Back in the mid “90s” I started a long standing tradition of heading west, in the month of March, to fish the western slope of the Great Divide. A very good friend of mine, John, invited me out for an all expenses paid week stay at his home. How could I resist the panoramic view from his mountain top home over looking the Roaring Fork Valley, and a week of trout fishing including three days with a guide? Far from being new to trout fishing and having fished the state of Colorado for ten years, as a resident back in the “70s” I was looking forward to the trip. I hadn’t fished west of the Mississippi since 1982. Besides, I had never fished trout with a guide before and was looking forward to the opportunity, and possibility, of learning some new tricks, or should I say techniques.
Upon my arrival, John informed me that we were to meet the (who shall remain nameless) “Guide” over a few beers at the Rainbow Bar and Grill, an establishment right on the bank of the Frying Pan River in downtown Basalt; which I will add, was, at that time owned by my good friend John. The purpose of the meeting, as John stated it, was because the “Guide” wanted to get to know me. I thought that a little strange, but what the heck could a few beers hurt? Early that evening we met with the usual introductory hand shake and small talk, to break the ice. Seated at a small table, with beers in hand, the inquisition began. The “Guide” wanted to know all about my experience as a trout fisherman, and made it perfectly clear that he was not about to fish with somebody who thought they knew it all. Before my first swig of beer had reached bottom the “Guide” had made his point perfectly clear: I was to forget everything I knew about fly fishing and was to follow his lead exactly. It was all I could do to keep that first swig from coming back up and being spewed out in a fine mist of disbelief. OH BOY!!! I can’t wait.

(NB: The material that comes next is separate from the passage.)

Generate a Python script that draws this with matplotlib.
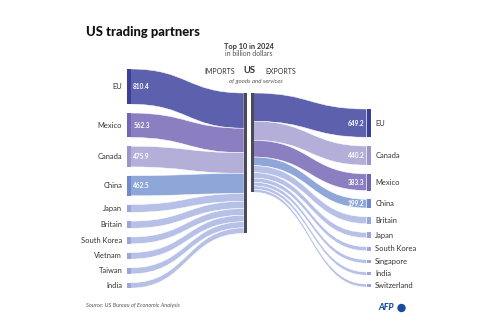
import matplotlib

matplotlib.use("Agg")
import matplotlib.pyplot as plt  # noqa: E402
from matplotlib.path import Path  # noqa: E402
from matplotlib.patches import PathPatch, Rectangle, Circle  # noqa: E402

# --- data (billion dollars, 2024) ---
IMPORT_NAMES = ["EU", "Mexico", "Canada", "China", "Japan", "Britain",
                "South Korea", "Vietnam", "Taiwan", "India"]
IMPORT_VALUES = [810.4, 562.3, 475.9, 462.5, 180, 165, 155, 150, 140, 125]
EXPORT_NAMES = ["EU", "Canada", "Mexico", "China", "Britain", "Japan",
                "South Korea", "Singapore", "India", "Switzerland"]
EXPORT_VALUES = [649.2, 440.2, 383.3, 199.2, 160, 125, 95, 85, 75, 70]
LABELLED = {"EU", "Mexico", "Canada", "China"}

# --- styling ---
FLOW_COLORS = {"EU": "#5d61ad", "Mexico": "#8c7fc1", "Canada": "#b3afd9",
               "China": "#8fa6d9"}
NODE_COLORS = {"EU": "#3c3f94", "Mexico": "#7465b3", "Canada": "#9a96cb",
               "China": "#7189cc"}
OTHER_FLOW = "#b7c0e6"
OTHER_NODE = "#9ba7dc"
BAR_COLOR = "#4b4b55"
TEXT = "#333333"
FONT = ["Lato", "DejaVu Sans"]

# layout in pixel units (axes = whole figure, 1 unit = 1 px)
SCALE = 0.0435          # px per billion
GAP = 8.75
LEFT_TOP, RIGHT_TOP, CENTER_TOP = 69.0, 109.0, 93.0
LEFT_NODE_X = (126.7, 130.7)
RIGHT_NODE_X = (366.7, 370.7)
CENTER_L_X = (244.0, 247.0)
CENTER_R_X = (250.5, 253.5)

plt.rcParams["font.family"] = FONT


def _ribbon(ax, xa, ya0, ya1, xb, yb0, yb1, color):
    xm = (xa + xb) / 2
    verts = [(xa, ya0), (xm, ya0), (xm, yb0), (xb, yb0),
             (xb, yb1), (xm, yb1), (xm, ya1), (xa, ya1), (xa, ya0)]
    codes = [Path.MOVETO, Path.CURVE4, Path.CURVE4, Path.CURVE4,
             Path.LINETO, Path.CURVE4, Path.CURVE4, Path.CURVE4, Path.CLOSEPOLY]
    ax.add_patch(PathPatch(Path(verts, codes), facecolor=color,
                           edgecolor="white", lw=0.35))


def _side(ax, names, values, top, left_side):
    y = top
    yc = CENTER_TOP
    for name, v in zip(names, values):
        h = v * SCALE
        flow_c = FLOW_COLORS.get(name, OTHER_FLOW)
        node_c = NODE_COLORS.get(name, OTHER_NODE)
        if left_side:
            _ribbon(ax, LEFT_NODE_X[1], y, y + h, CENTER_L_X[0], yc, yc + h, flow_c)
            ax.add_patch(Rectangle((LEFT_NODE_X[0], y), LEFT_NODE_X[1] - LEFT_NODE_X[0],
                                   h, color=node_c, lw=0))
            ax.text(LEFT_NODE_X[0] - 4.5, y + h / 2, name, ha="right", va="center",
                    fontsize=5.4, color=TEXT)
            if name in LABELLED:
                ax.text(LEFT_NODE_X[1] + 2.5, y + h / 2, f"{v:.1f}", ha="left",
                        va="center", fontsize=4.7, color="white", weight="bold")
        else:
            _ribbon(ax, CENTER_R_X[1], yc, yc + h, RIGHT_NODE_X[0], y, y + h, flow_c)
            ax.add_patch(Rectangle((RIGHT_NODE_X[0], y), RIGHT_NODE_X[1] - RIGHT_NODE_X[0],
                                   h, color=node_c, lw=0))
            ax.text(RIGHT_NODE_X[1] + 4.5, y + h / 2, name, ha="left", va="center",
                    fontsize=5.4, color=TEXT)
            if name in LABELLED:
                ax.text(RIGHT_NODE_X[0] - 2.5, y + h / 2, f"{v:.1f}", ha="right",
                        va="center", fontsize=4.7, color="white", weight="bold")
        y += h + GAP
        yc += h
    return yc


fig = plt.figure(figsize=(5, 3.34), dpi=100)
ax = fig.add_axes([0, 0, 1, 1])
ax.set_xlim(0, 500)
ax.set_ylim(334, 0)
ax.axis("off")

yl = _side(ax, IMPORT_NAMES, IMPORT_VALUES, LEFT_TOP, True)
yr = _side(ax, EXPORT_NAMES, EXPORT_VALUES, RIGHT_TOP, False)
ax.add_patch(Rectangle((CENTER_L_X[0], CENTER_TOP), CENTER_L_X[1] - CENTER_L_X[0],
                       yl - CENTER_TOP, color=BAR_COLOR, lw=0))
ax.add_patch(Rectangle((CENTER_R_X[0], CENTER_TOP), CENTER_R_X[1] - CENTER_R_X[0],
                       yr - CENTER_TOP, color=BAR_COLOR, lw=0))

# texts
ax.text(86, 32, "US trading partners", fontsize=9.4, weight="black",
        color="#111111", va="center", ha="left")
ax.text(249, 46, "Top 10 in 2024", fontsize=5.3, weight="bold", color=TEXT,
        ha="center", va="center")
ax.text(249, 54, "in billion dollars", fontsize=5, color="#555555",
        ha="center", va="center")
ax.text(235, 71, "IMPORTS", fontsize=5, color=TEXT, ha="right", va="center")
ax.text(249, 70.5, "US", fontsize=6.8, weight="bold", color=TEXT,
        ha="center", va="center")
ax.text(265, 71, "EXPORTS", fontsize=5, color=TEXT, ha="left", va="center")
ax.text(256, 81, "of goods and services", fontsize=4.4, style="italic",
        color="#555555", ha="center", va="center")
ax.text(86, 306, "Source: US Bureau of Economic Analysis", fontsize=4.1,
        style="italic", color="#555555", ha="left", va="center")
ax.text(393.5, 308, "AFP", fontsize=6.3, weight="black", style="italic",
        color="#1a4c9e", ha="right", va="center")
ax.add_patch(Circle((401.5, 308), 4.2, color="#1a4c9e", lw=0))

fig.savefig("out.png", dpi=100)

The next morning we picked up the “Guide” and headed to the Roaring Fork, to, and I quote, “practice on catching some White Fish”. We headed to a long private stretch, thanks to John, to a spot the “Guide” knew was full of White Fish. While getting set up at the truck the “Guide” examined my equipment and found the rod, reel, and line, totally unacceptable. He then assembled an old beat up Sage (a model I can’t recall) of different length and action to mine, and the reel handle was opposite to my preferred side. While handing his rod to me he casually mentioned that if I broke it I was going to buy it.
We crossed the Roaring Fork at a spot from which I think the Roaring Fork got its name. It was a waist deep maelstrom in which the three of us crossed, locked arm in arm. I’m convinced it was a test to see if I could maintain my footing, and if not, could I swim. We did make it, but I had my doubts. Finally on spot I began to fish with the “Guide” standing at my left shoulder. We were nymphing with a ton of weight in a deep pool, and he was convinced that casting lessons were in order. After he had destroyed what had taken me a lifetime to perfect, I was flogging like a beginner. What really got me was when he said, “I think you’re getting the hang of it”. Thoroughly convinced he had me on the right track I was then allowed to start fishing. He instructed me on how to hold the rod, where to cast, how to mend and lead the drift with the rod tip, what to watch for in the indicator, and when to pick-up and cast again. I might add that he did this all day, and I felt like a robot. The mantra was: cast, mend and lead with the rod tip, pick-up and cast again. Additionally he would interject with his sapience by telling me when to set the hook. I started snagging White Fish right off the bat, every time he said set, but I was told that until I started catching them in the mouth we were not going to fish for trout. Finally I caught enough White Fish, in the mouth, that I was allowed to graduate to the trout, and so we moved on.
You’re moving too fast, you’re making too much noise, you’re disturbing the water, the fish can see you, on and on it went. I felt like I was standing on needles and pins, everything I did was fraught with incompetence. Oh, don’t get me wrong, we caught a lot of fish that day and some dandies, and I did enjoy learning how to fish the “Guide’s” way, but I have since reverted back to my bad habits and am doing quite well thank you. On the walk back I slipped on a slippery rock, if you can imagine that, and fell on my ass, but I managed to hold his rod high and it came through unscathed. He took his rod away from me and carried it back.
Fast forward four or five years ago:
I pulled off onto a parking spot along the Frying Pan River, no one else in sight. As I was slipping into my vest another vehicle pulled in and parked in front of me. Out stepped three guys, the “Guide” and two clients. I stood in amazement as they scurried to beat me to the spot that I planned to fish. I didn’t think the “Guide” recognized me so I stood on the high bank watching them fish. I was close enough to listen to the “Guide” instruct one of his clients: cast, mend and lead with the rod tip, pick-up and cast again.
P.S. Please don’t infer that I hold guides with disdain, I have since fished with some excellent guides, one of which hooked me up with my largest Rainbow to date. I have spent time guiding both out west and here at home, and I have run into some real, (you know whats) as clients. I’m sure that if this story were told from the “Guides” perspective a much different story would be told. As a matter of fact I think I could write that story using little imagination.